■ **Given request**: Write the data out again, character for character, with no images.

################

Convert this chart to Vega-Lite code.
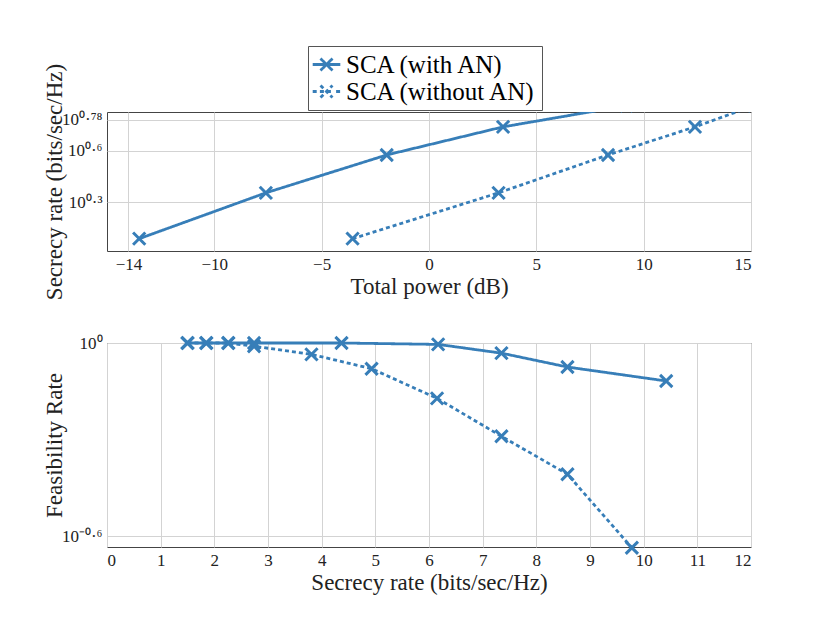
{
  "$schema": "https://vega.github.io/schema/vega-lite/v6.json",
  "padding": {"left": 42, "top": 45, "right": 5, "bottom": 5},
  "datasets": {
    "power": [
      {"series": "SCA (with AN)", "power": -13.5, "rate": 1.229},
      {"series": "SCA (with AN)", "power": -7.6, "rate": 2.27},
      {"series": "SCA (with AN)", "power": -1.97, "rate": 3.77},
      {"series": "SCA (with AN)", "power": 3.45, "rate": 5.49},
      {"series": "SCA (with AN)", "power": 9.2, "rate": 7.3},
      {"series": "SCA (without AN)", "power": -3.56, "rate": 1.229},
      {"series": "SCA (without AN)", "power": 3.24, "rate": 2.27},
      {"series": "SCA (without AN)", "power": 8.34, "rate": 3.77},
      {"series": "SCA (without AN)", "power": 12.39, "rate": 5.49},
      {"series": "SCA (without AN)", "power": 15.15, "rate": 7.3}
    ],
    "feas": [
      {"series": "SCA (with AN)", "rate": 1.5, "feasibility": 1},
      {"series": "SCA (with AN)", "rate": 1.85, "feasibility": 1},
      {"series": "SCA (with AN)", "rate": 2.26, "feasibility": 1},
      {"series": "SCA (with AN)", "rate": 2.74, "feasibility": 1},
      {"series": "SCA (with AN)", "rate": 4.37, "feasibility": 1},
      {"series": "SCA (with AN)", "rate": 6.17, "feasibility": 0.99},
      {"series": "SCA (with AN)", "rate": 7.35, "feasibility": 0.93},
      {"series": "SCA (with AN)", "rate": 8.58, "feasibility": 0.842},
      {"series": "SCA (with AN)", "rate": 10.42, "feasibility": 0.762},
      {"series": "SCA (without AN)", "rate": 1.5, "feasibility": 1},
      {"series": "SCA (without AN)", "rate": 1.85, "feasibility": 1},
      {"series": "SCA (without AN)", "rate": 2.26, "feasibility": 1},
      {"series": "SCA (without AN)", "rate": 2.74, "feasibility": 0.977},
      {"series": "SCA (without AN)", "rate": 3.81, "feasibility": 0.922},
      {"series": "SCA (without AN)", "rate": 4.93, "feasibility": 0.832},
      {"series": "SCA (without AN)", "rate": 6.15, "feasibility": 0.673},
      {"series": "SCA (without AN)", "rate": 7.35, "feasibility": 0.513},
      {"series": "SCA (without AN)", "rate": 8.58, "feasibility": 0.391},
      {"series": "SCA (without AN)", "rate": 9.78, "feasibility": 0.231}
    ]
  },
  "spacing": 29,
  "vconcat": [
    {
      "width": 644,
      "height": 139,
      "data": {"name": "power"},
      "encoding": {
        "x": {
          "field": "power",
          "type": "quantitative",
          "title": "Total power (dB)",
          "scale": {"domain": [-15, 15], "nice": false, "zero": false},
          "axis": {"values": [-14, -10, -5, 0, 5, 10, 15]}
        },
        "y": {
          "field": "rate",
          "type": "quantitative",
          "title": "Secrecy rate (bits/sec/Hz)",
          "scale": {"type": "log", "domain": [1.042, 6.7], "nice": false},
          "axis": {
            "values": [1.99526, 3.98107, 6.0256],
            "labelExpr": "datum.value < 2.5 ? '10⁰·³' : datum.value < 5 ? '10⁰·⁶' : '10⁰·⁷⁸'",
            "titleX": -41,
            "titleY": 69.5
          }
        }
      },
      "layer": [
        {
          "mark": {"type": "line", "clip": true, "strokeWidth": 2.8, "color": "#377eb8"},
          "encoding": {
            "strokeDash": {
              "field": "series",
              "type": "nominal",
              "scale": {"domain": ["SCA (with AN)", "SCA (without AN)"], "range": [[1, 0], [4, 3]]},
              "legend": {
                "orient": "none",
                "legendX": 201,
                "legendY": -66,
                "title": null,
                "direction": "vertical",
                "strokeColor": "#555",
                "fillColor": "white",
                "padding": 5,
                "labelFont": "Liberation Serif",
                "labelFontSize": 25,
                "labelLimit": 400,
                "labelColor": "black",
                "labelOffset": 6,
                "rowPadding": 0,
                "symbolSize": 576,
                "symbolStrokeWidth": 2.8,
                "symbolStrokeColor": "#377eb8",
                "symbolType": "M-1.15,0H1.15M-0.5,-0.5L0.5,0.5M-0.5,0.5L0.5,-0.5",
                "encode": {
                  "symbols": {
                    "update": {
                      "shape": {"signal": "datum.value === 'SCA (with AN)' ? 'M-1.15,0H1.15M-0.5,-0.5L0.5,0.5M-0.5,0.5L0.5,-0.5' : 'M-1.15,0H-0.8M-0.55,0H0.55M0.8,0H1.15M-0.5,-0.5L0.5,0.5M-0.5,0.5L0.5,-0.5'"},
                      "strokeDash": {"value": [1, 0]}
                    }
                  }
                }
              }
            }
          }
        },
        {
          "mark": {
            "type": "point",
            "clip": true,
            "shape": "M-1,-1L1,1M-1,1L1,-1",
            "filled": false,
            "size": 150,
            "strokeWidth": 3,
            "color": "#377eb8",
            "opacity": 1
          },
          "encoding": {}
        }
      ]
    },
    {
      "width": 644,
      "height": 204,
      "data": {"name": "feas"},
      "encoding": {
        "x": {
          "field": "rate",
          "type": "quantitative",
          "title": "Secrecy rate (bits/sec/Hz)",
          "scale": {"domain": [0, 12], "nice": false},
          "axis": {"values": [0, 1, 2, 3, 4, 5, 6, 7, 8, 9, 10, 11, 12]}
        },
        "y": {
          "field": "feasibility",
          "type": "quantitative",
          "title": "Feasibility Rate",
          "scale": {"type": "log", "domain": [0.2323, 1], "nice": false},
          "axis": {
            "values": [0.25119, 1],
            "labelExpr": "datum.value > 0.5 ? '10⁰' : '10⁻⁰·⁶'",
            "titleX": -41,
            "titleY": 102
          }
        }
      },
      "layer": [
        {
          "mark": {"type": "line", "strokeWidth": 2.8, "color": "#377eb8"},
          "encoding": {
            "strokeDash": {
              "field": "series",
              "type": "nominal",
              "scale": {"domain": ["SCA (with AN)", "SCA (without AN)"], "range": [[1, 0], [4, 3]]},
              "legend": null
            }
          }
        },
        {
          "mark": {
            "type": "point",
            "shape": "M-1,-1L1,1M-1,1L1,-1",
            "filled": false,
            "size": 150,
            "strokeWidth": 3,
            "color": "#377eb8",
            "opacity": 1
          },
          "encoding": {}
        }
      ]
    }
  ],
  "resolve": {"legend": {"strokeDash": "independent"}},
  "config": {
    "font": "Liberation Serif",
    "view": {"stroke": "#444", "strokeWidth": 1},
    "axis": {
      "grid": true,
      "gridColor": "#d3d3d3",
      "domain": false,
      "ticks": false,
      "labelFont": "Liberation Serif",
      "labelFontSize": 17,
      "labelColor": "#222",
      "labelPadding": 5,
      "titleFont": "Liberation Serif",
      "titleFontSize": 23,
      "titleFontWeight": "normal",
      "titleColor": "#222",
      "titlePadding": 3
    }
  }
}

################

■ **Final result**:
Convert this chart to Vega-Lite code.
{
  "$schema": "https://vega.github.io/schema/vega-lite/v6.json",
  "padding": {"left": 42, "top": 45, "right": 5, "bottom": 5},
  "datasets": {
    "power": [
      {"series": "SCA (with AN)", "power": -13.5, "rate": 1.229},
      {"series": "SCA (with AN)", "power": -7.6, "rate": 2.27},
      {"series": "SCA (with AN)", "power": -1.97, "rate": 3.77},
      {"series": "SCA (with AN)", "power": 3.45, "rate": 5.49},
      {"series": "SCA (with AN)", "power": 9.2, "rate": 7.3},
      {"series": "SCA (without AN)", "power": -3.56, "rate": 1.229},
      {"series": "SCA (without AN)", "power": 3.24, "rate": 2.27},
      {"series": "SCA (without AN)", "power": 8.34, "rate": 3.77},
      {"series": "SCA (without AN)", "power": 12.39, "rate": 5.49},
      {"series": "SCA (without AN)", "power": 15.15, "rate": 7.3}
    ],
    "feas": [
      {"series": "SCA (with AN)", "rate": 1.5, "feasibility": 1},
      {"series": "SCA (with AN)", "rate": 1.85, "feasibility": 1},
      {"series": "SCA (with AN)", "rate": 2.26, "feasibility": 1},
      {"series": "SCA (with AN)", "rate": 2.74, "feasibility": 1},
      {"series": "SCA (with AN)", "rate": 4.37, "feasibility": 1},
      {"series": "SCA (with AN)", "rate": 6.17, "feasibility": 0.99},
      {"series": "SCA (with AN)", "rate": 7.35, "feasibility": 0.93},
      {"series": "SCA (with AN)", "rate": 8.58, "feasibility": 0.842},
      {"series": "SCA (with AN)", "rate": 10.42, "feasibility": 0.762},
      {"series": "SCA (without AN)", "rate": 1.5, "feasibility": 1},
      {"series": "SCA (without AN)", "rate": 1.85, "feasibility": 1},
      {"series": "SCA (without AN)", "rate": 2.26, "feasibility": 1},
      {"series": "SCA (without AN)", "rate": 2.74, "feasibility": 0.977},
      {"series": "SCA (without AN)", "rate": 3.81, "feasibility": 0.922},
      {"series": "SCA (without AN)", "rate": 4.93, "feasibility": 0.832},
      {"series": "SCA (without AN)", "rate": 6.15, "feasibility": 0.673},
      {"series": "SCA (without AN)", "rate": 7.35, "feasibility": 0.513},
      {"series": "SCA (without AN)", "rate": 8.58, "feasibility": 0.391},
      {"series": "SCA (without AN)", "rate": 9.78, "feasibility": 0.231}
    ]
  },
  "spacing": 29,
  "vconcat": [
    {
      "width": 644,
      "height": 139,
      "data": {"name": "power"},
      "encoding": {
        "x": {
          "field": "power",
          "type": "quantitative",
          "title": "Total power (dB)",
          "scale": {"domain": [-15, 15], "nice": false, "zero": false},
          "axis": {"values": [-14, -10, -5, 0, 5, 10, 15]}
        },
        "y": {
          "field": "rate",
          "type": "quantitative",
          "title": "Secrecy rate (bits/sec/Hz)",
          "scale": {"type": "log", "domain": [1.042, 6.7], "nice": false},
          "axis": {
            "values": [1.99526, 3.98107, 6.0256],
            "labelExpr": "datum.value < 2.5 ? '10⁰·³' : datum.value < 5 ? '10⁰·⁶' : '10⁰·⁷⁸'",
            "titleX": -41,
            "titleY": 69.5
          }
        }
      },
      "layer": [
        {
          "mark": {"type": "line", "clip": true, "strokeWidth": 2.8, "color": "#377eb8"},
          "encoding": {
            "strokeDash": {
              "field": "series",
              "type": "nominal",
              "scale": {"domain": ["SCA (with AN)", "SCA (without AN)"], "range": [[1, 0], [4, 3]]},
              "legend": {
                "orient": "none",
                "legendX": 201,
                "legendY": -66,
                "title": null,
                "direction": "vertical",
                "strokeColor": "#555",
                "fillColor": "white",
                "padding": 5,
                "labelFont": "Liberation Serif",
                "labelFontSize": 25,
                "labelLimit": 400,
                "labelColor": "black",
                "labelOffset": 6,
                "rowPadding": 0,
                "symbolSize": 576,
                "symbolStrokeWidth": 2.8,
                "symbolStrokeColor": "#377eb8",
                "symbolType": "M-1.15,0H1.15M-0.5,-0.5L0.5,0.5M-0.5,0.5L0.5,-0.5",
                "encode": {
                  "symbols": {
                    "update": {
                      "shape": {"signal": "datum.value === 'SCA (with AN)' ? 'M-1.15,0H1.15M-0.5,-0.5L0.5,0.5M-0.5,0.5L0.5,-0.5' : 'M-1.15,0H-0.8M-0.55,0H0.55M0.8,0H1.15M-0.5,-0.5L0.5,0.5M-0.5,0.5L0.5,-0.5'"},
                      "strokeDash": {"value": [1, 0]}
                    }
                  }
                }
              }
            }
          }
        },
        {
          "mark": {
            "type": "point",
            "clip": true,
            "shape": "M-1,-1L1,1M-1,1L1,-1",
            "filled": false,
            "size": 150,
            "strokeWidth": 3,
            "color": "#377eb8",
            "opacity": 1
          },
          "encoding": {}
        }
      ]
    },
    {
      "width": 644,
      "height": 204,
      "data": {"name": "feas"},
      "encoding": {
        "x": {
          "field": "rate",
          "type": "quantitative",
          "title": "Secrecy rate (bits/sec/Hz)",
          "scale": {"domain": [0, 12], "nice": false},
          "axis": {"values": [0, 1, 2, 3, 4, 5, 6, 7, 8, 9, 10, 11, 12]}
        },
        "y": {
          "field": "feasibility",
          "type": "quantitative",
          "title": "Feasibility Rate",
          "scale": {"type": "log", "domain": [0.2323, 1], "nice": false},
          "axis": {
            "values": [0.25119, 1],
            "labelExpr": "datum.value > 0.5 ? '10⁰' : '10⁻⁰·⁶'",
            "titleX": -41,
            "titleY": 102
          }
        }
      },
      "layer": [
        {
          "mark": {"type": "line", "strokeWidth": 2.8, "color": "#377eb8"},
          "encoding": {
            "strokeDash": {
              "field": "series",
              "type": "nominal",
              "scale": {"domain": ["SCA (with AN)", "SCA (without AN)"], "range": [[1, 0], [4, 3]]},
              "legend": null
            }
          }
        },
        {
          "mark": {
            "type": "point",
            "shape": "M-1,-1L1,1M-1,1L1,-1",
            "filled": false,
            "size": 150,
            "strokeWidth": 3,
            "color": "#377eb8",
            "opacity": 1
          },
          "encoding": {}
        }
      ]
    }
  ],
  "resolve": {"legend": {"strokeDash": "independent"}},
  "config": {
    "font": "Liberation Serif",
    "view": {"stroke": "#444", "strokeWidth": 1},
    "axis": {
      "grid": true,
      "gridColor": "#d3d3d3",
      "domain": false,
      "ticks": false,
      "labelFont": "Liberation Serif",
      "labelFontSize": 17,
      "labelColor": "#222",
      "labelPadding": 5,
      "titleFont": "Liberation Serif",
      "titleFontSize": 23,
      "titleFontWeight": "normal",
      "titleColor": "#222",
      "titlePadding": 3
    }
  }
}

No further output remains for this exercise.